> **AIM**: From the records below, print only the part that opens with the line containing "Rebuild this chart" and closes with the line containing "const LINE = '#D9D9D9';"; omit the pictures.

--- Start GIVEN RECORDS ---

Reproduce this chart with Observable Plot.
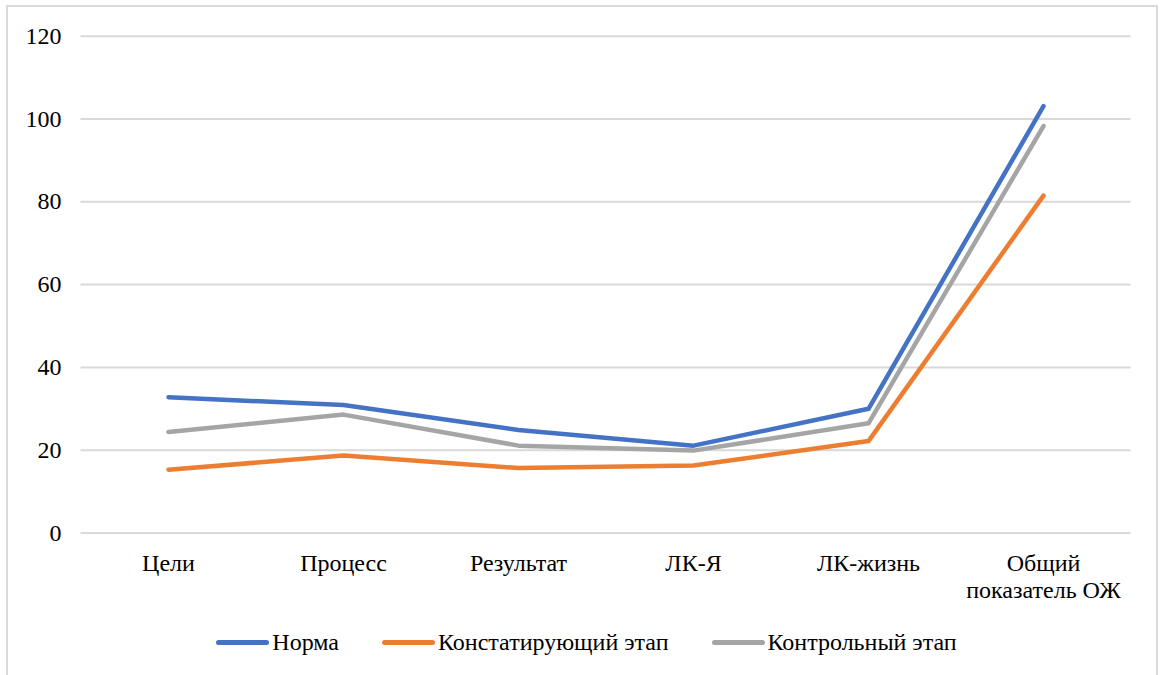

--- End GIVEN RECORDS ---
--- Start GIVEN RECORDS ---

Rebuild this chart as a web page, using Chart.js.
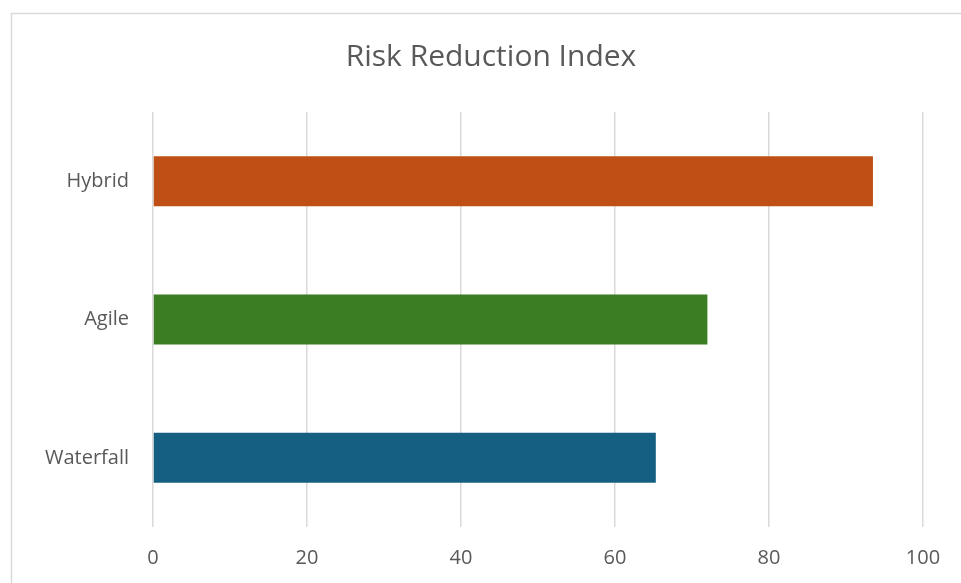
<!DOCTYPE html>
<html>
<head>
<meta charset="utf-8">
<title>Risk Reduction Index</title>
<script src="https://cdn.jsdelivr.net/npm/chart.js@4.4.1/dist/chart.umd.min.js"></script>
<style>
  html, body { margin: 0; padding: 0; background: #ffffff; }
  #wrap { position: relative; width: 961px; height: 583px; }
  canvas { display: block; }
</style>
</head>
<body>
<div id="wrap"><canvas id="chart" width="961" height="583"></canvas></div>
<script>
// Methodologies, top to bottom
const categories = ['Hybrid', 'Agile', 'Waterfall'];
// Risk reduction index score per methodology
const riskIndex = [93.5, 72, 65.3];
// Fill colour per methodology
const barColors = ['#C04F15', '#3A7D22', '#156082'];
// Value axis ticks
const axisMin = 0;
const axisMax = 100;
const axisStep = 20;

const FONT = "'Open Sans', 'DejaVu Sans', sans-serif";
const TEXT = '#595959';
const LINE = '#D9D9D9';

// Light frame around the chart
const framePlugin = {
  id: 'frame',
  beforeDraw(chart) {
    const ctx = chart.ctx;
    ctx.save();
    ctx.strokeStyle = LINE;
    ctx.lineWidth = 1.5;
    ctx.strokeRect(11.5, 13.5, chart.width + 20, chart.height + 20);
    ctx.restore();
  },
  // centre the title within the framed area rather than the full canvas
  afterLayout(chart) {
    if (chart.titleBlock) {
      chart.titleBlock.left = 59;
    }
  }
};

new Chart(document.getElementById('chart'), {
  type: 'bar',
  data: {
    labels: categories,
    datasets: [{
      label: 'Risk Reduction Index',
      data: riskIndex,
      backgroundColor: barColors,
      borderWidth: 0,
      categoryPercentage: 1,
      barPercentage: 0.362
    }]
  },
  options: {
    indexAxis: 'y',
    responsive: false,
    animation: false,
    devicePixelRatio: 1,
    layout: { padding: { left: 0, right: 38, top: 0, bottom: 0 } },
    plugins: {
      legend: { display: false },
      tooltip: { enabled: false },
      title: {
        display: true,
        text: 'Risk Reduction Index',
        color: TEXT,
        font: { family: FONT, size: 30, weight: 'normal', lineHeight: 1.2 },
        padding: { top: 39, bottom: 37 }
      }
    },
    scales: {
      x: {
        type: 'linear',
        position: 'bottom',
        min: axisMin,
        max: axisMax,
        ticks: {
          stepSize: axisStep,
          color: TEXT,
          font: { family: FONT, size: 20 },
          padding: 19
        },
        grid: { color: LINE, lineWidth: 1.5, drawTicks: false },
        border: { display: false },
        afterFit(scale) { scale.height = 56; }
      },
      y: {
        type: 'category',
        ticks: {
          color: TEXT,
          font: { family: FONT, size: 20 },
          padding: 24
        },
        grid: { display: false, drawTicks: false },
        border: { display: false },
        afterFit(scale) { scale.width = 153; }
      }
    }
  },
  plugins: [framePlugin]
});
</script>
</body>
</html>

--- End GIVEN RECORDS ---
--- Start GIVEN RECORDS ---

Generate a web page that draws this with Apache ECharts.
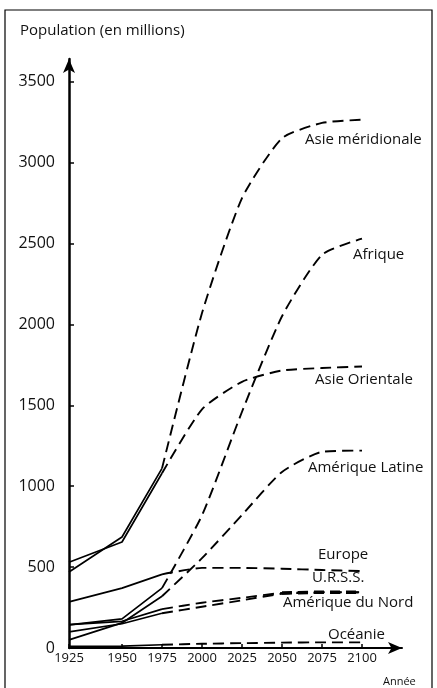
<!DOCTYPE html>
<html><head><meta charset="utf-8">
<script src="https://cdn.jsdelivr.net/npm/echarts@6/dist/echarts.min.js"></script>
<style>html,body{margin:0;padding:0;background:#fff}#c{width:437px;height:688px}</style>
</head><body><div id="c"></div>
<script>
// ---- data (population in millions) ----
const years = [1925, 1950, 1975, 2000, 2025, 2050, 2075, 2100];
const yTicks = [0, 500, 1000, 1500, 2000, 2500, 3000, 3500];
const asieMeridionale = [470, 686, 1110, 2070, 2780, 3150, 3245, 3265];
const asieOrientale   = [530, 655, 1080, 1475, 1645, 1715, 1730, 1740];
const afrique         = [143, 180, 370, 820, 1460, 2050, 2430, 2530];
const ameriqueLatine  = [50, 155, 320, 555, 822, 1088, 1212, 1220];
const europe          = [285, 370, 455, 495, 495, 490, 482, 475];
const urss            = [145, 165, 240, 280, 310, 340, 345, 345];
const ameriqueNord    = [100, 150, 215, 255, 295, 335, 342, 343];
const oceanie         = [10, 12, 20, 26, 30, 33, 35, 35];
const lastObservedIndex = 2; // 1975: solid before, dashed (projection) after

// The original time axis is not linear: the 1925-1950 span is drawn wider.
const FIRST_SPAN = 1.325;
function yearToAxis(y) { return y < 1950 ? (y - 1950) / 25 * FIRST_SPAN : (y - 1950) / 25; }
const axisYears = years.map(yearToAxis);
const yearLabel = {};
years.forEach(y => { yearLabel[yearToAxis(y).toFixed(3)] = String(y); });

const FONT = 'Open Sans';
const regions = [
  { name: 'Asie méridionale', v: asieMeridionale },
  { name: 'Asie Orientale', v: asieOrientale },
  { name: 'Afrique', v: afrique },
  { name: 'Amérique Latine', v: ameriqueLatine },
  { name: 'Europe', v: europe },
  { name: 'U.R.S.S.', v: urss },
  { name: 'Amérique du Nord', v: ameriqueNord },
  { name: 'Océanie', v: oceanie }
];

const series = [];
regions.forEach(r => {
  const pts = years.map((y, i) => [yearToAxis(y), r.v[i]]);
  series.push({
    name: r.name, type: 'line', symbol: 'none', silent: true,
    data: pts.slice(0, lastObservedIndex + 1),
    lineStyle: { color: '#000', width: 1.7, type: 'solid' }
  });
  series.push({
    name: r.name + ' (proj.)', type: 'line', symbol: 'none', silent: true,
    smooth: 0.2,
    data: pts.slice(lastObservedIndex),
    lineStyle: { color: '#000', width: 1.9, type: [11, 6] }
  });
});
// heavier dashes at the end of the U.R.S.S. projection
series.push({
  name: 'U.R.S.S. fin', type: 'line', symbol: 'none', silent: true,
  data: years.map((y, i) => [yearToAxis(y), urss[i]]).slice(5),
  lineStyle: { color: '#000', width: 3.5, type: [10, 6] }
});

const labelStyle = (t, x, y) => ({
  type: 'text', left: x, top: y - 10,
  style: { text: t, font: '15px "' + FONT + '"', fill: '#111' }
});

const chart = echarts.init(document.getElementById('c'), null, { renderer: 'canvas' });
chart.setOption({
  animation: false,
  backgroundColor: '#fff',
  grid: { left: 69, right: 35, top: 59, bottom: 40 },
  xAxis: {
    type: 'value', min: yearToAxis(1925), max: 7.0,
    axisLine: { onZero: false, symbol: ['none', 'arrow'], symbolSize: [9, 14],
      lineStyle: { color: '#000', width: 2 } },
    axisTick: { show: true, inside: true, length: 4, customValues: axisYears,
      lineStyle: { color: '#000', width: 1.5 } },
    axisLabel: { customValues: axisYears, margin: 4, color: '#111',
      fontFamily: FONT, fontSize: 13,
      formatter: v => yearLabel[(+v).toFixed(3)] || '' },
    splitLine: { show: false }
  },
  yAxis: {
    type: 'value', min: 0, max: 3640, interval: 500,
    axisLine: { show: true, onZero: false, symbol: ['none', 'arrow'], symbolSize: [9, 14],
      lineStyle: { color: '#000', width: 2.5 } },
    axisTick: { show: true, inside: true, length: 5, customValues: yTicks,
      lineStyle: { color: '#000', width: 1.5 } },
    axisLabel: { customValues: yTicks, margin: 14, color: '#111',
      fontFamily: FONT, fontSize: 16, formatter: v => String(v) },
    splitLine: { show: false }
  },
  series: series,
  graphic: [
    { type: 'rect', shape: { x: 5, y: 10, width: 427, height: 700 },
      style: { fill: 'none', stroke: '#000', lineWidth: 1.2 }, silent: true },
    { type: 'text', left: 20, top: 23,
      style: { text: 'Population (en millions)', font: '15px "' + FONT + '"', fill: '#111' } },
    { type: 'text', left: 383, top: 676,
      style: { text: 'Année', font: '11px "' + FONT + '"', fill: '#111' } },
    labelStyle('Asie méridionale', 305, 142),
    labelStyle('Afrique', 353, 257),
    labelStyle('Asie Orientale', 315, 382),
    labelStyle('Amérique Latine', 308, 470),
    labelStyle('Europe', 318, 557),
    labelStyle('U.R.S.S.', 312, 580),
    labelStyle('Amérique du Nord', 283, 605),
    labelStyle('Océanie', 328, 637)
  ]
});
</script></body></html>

--- End GIVEN RECORDS ---

> **TASK RESULT**:
Rebuild this chart as a web page, using Chart.js.
<!DOCTYPE html>
<html>
<head>
<meta charset="utf-8">
<title>Risk Reduction Index</title>
<script src="https://cdn.jsdelivr.net/npm/chart.js@4.4.1/dist/chart.umd.min.js"></script>
<style>
  html, body { margin: 0; padding: 0; background: #ffffff; }
  #wrap { position: relative; width: 961px; height: 583px; }
  canvas { display: block; }
</style>
</head>
<body>
<div id="wrap"><canvas id="chart" width="961" height="583"></canvas></div>
<script>
// Methodologies, top to bottom
const categories = ['Hybrid', 'Agile', 'Waterfall'];
// Risk reduction index score per methodology
const riskIndex = [93.5, 72, 65.3];
// Fill colour per methodology
const barColors = ['#C04F15', '#3A7D22', '#156082'];
// Value axis ticks
const axisMin = 0;
const axisMax = 100;
const axisStep = 20;

const FONT = "'Open Sans', 'DejaVu Sans', sans-serif";
const TEXT = '#595959';
const LINE = '#D9D9D9';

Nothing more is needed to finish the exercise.